Veggies, Fruit Of The Vine Ok In Food Guide Latest Federal ‘Food Pyramid’ Little Changed From 1990

Ridgely Ochs Newsday

Eating a vegetarian diet is a healthy option; gaining weight as you age is not. Daily exercise should accompany a healthy diet, and drinking alcohol is OK for most people if done in moderation.

These are the major new points in federal dietary guidelines released Tuesday. Otherwise the basic message remains unchanged from 1990: Eat lots of fruits, vegetables and grain products, less sugar, salt and sodium and very little fat, saturated fat and cholesterol.

The guidelines, published every five years since 1980 by the Department of Agriculture and the Department of Health and Human Services, are based on the recommendations of an 11-person panel of outside experts. They provide the basis for the food guide pyramid, the federal government’s outline of a healthy diet, and for school lunch programs. As such, they tend to be broad:

Eat a variety of foods.

Balance the foods you eat with at least 30 minutes of daily physical activity.

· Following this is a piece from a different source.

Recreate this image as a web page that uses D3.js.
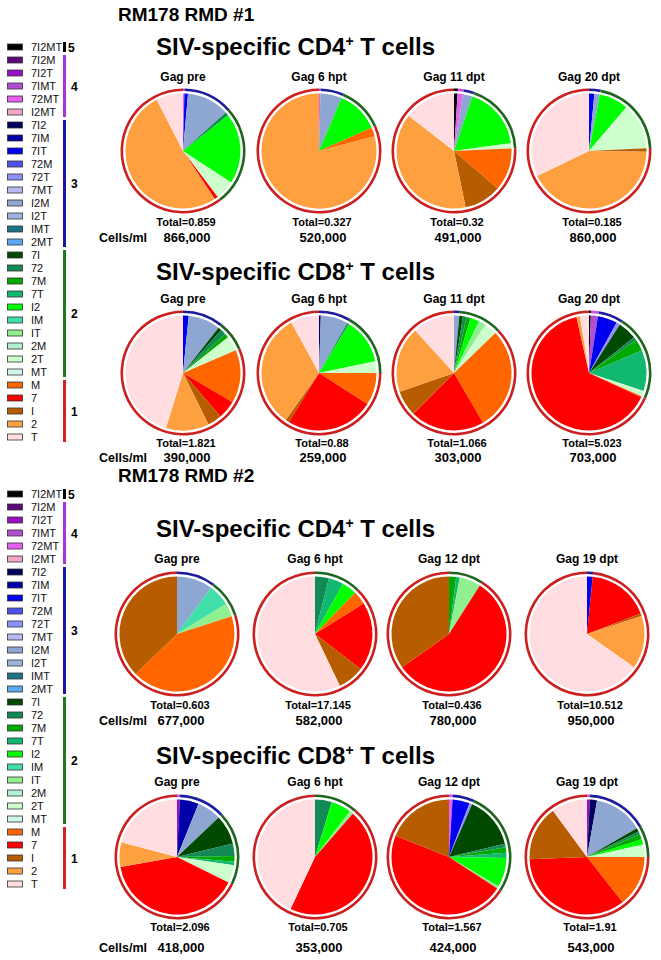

Maintain a healthy weight throughout life, without gaining as you age.

Choose a diet with plenty of grain products, vegetables and fruits.

Choose a diet low in fat, saturated fat and cholesterol, and moderate in sugars, salt and sodium. As in 1990, the guidelines recommend that fat provides no more than 30 percent of total calories, with no more than 10 percent coming from saturated fat.

If you drink alcohol, do so in moderation.

One of the major changes from 1990 is the statement that “vegetarian diets are consistent with the dietary guidelines and can meet recommended dietary allowances for nutrients.” But it cautioned that those vegetarians who eat no dairy products need to supplement their diets with Vitamin B12, and that children especially need to get adequate vitamin D and calcium.

But the nation’s leading nutritional guerrilla thinks the feds are wimping out by hawking moderation instead of good old-fashioned discipline.

“‘Balance, variety and moderation’ are the watchwords of laissez-faire, or do-nothing behavior,” said Michael Jacobson, executive director of the Center for Science in the Public Interest, a private food watchdog group in Washington. “Ideally, federal guidelines should tell people what’s the best possible diet and urge them to move in that direction. These don’t.” The center has gained national attention recently for dramatically unmasking nutritional culprits such as theater popcorn, Mexican food and McDonald’s hamburgers.

The 1990 guidelines recommended against drinking alcohol. The new guidelines, while falling far short of endorsing its use, say that “alcoholic beverages have been used to enhance the enjoyment of meals by many societies throughout human history.” In moderation - no more than one drink a day for women and two drinks a day for men - drinking is associated with a lower risk of coronary heart disease in some people, the guidelines say. But people should drink only with meals and when “consumption does not put you or others at risk.”